══ Material provided ══

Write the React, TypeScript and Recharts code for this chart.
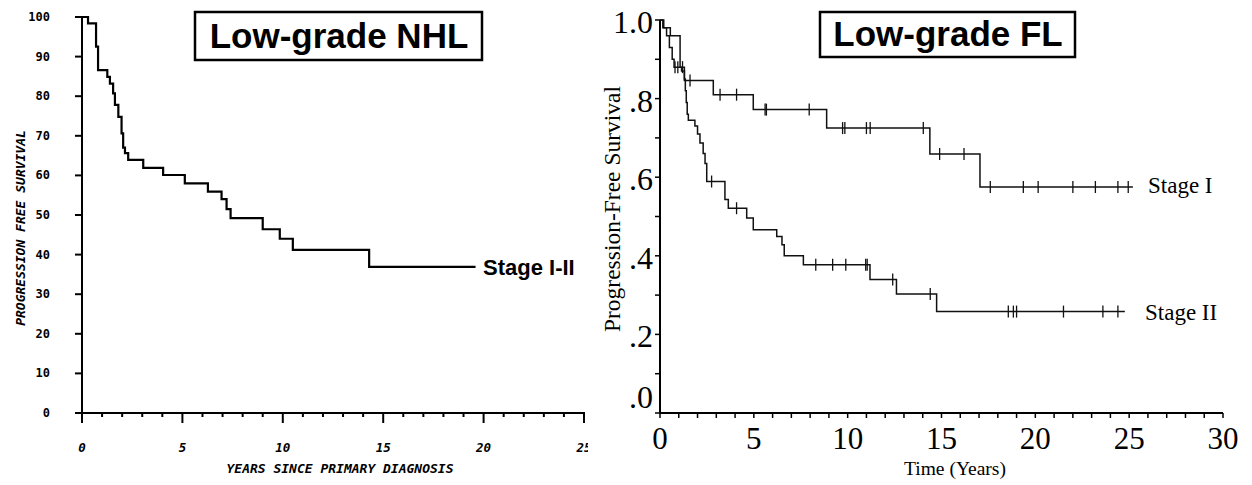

═══
══ Material provided ══

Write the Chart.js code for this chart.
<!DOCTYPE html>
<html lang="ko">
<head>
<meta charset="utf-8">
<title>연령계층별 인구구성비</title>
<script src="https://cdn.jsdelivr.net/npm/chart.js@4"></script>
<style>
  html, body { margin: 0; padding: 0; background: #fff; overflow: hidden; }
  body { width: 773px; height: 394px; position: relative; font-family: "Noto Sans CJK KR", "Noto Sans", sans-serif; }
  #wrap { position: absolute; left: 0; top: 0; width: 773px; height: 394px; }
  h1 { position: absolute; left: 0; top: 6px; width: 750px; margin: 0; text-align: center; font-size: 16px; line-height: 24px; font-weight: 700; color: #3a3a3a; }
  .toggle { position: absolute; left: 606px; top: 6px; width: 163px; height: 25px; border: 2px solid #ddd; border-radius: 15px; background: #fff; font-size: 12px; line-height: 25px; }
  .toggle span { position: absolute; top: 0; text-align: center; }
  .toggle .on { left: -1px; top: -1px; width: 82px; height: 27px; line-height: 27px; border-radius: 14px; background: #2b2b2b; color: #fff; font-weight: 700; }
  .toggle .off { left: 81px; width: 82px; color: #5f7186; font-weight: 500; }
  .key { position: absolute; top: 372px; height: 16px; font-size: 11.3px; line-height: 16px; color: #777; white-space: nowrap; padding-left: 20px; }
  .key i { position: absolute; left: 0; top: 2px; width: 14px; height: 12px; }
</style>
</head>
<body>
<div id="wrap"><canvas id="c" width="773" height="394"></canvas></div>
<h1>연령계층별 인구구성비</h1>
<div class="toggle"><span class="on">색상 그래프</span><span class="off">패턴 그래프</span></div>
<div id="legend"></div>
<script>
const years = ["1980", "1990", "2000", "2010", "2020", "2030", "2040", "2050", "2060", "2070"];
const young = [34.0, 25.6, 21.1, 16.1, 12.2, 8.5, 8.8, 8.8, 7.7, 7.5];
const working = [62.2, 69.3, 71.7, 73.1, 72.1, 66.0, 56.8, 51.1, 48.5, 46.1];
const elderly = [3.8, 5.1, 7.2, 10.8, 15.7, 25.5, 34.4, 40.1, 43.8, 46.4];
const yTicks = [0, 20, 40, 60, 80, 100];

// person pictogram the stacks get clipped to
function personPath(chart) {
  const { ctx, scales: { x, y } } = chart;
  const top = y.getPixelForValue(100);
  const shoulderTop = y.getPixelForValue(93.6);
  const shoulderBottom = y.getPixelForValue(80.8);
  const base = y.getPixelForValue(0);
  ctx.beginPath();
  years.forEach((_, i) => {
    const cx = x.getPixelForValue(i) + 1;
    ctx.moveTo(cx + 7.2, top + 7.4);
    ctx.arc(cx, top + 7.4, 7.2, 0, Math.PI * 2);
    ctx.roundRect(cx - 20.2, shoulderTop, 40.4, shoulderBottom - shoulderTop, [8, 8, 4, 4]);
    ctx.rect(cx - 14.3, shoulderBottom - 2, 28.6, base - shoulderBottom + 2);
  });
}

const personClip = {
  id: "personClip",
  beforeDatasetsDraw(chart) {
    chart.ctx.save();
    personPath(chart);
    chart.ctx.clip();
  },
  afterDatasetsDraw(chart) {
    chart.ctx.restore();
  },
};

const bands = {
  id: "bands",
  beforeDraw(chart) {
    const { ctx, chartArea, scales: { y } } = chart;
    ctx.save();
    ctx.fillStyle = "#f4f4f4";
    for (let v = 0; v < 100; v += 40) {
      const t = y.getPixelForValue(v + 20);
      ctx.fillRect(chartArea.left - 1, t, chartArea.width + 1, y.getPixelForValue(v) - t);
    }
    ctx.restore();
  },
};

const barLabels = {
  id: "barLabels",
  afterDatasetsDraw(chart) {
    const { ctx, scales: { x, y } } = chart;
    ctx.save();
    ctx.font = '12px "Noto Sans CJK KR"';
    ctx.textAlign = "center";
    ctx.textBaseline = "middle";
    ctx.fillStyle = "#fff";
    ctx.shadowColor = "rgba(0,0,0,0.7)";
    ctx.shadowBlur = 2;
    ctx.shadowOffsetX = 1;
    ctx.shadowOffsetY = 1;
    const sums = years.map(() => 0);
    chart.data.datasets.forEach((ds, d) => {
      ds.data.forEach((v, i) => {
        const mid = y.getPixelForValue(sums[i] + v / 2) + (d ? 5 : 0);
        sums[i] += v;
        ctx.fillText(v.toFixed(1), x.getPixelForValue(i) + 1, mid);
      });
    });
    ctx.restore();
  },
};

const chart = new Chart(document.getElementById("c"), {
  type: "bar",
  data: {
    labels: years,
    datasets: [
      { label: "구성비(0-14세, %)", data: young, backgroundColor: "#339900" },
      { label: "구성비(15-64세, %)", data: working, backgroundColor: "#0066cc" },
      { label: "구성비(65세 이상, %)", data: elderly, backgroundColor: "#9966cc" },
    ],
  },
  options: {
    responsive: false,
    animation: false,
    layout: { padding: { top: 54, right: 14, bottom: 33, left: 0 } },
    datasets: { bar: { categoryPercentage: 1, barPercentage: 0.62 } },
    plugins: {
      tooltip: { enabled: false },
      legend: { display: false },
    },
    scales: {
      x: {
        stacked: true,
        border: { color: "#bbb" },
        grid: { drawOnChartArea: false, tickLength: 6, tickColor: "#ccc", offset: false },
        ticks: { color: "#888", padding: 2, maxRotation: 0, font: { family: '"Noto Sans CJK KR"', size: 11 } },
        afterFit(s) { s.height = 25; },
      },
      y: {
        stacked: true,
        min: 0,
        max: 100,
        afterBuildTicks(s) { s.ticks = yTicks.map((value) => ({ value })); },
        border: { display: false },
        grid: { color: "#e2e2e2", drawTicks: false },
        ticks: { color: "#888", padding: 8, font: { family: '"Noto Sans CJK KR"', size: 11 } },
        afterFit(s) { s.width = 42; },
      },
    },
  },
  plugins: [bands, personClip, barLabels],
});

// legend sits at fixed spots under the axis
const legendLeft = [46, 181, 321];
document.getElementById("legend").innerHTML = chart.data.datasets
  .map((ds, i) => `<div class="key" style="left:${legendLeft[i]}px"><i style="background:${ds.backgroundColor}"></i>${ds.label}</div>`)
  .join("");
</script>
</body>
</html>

═══

Extract and output the part that opens with the line containing "Write the Chart.js code for this chart." and closes with the line containing "const yTicks = [0, 20, 40, 60, 80, 100];", unchanged, ends included.

Write the Chart.js code for this chart.
<!DOCTYPE html>
<html lang="ko">
<head>
<meta charset="utf-8">
<title>연령계층별 인구구성비</title>
<script src="https://cdn.jsdelivr.net/npm/chart.js@4"></script>
<style>
  html, body { margin: 0; padding: 0; background: #fff; overflow: hidden; }
  body { width: 773px; height: 394px; position: relative; font-family: "Noto Sans CJK KR", "Noto Sans", sans-serif; }
  #wrap { position: absolute; left: 0; top: 0; width: 773px; height: 394px; }
  h1 { position: absolute; left: 0; top: 6px; width: 750px; margin: 0; text-align: center; font-size: 16px; line-height: 24px; font-weight: 700; color: #3a3a3a; }
  .toggle { position: absolute; left: 606px; top: 6px; width: 163px; height: 25px; border: 2px solid #ddd; border-radius: 15px; background: #fff; font-size: 12px; line-height: 25px; }
  .toggle span { position: absolute; top: 0; text-align: center; }
  .toggle .on { left: -1px; top: -1px; width: 82px; height: 27px; line-height: 27px; border-radius: 14px; background: #2b2b2b; color: #fff; font-weight: 700; }
  .toggle .off { left: 81px; width: 82px; color: #5f7186; font-weight: 500; }
  .key { position: absolute; top: 372px; height: 16px; font-size: 11.3px; line-height: 16px; color: #777; white-space: nowrap; padding-left: 20px; }
  .key i { position: absolute; left: 0; top: 2px; width: 14px; height: 12px; }
</style>
</head>
<body>
<div id="wrap"><canvas id="c" width="773" height="394"></canvas></div>
<h1>연령계층별 인구구성비</h1>
<div class="toggle"><span class="on">색상 그래프</span><span class="off">패턴 그래프</span></div>
<div id="legend"></div>
<script>
const years = ["1980", "1990", "2000", "2010", "2020", "2030", "2040", "2050", "2060", "2070"];
const young = [34.0, 25.6, 21.1, 16.1, 12.2, 8.5, 8.8, 8.8, 7.7, 7.5];
const working = [62.2, 69.3, 71.7, 73.1, 72.1, 66.0, 56.8, 51.1, 48.5, 46.1];
const elderly = [3.8, 5.1, 7.2, 10.8, 15.7, 25.5, 34.4, 40.1, 43.8, 46.4];
const yTicks = [0, 20, 40, 60, 80, 100];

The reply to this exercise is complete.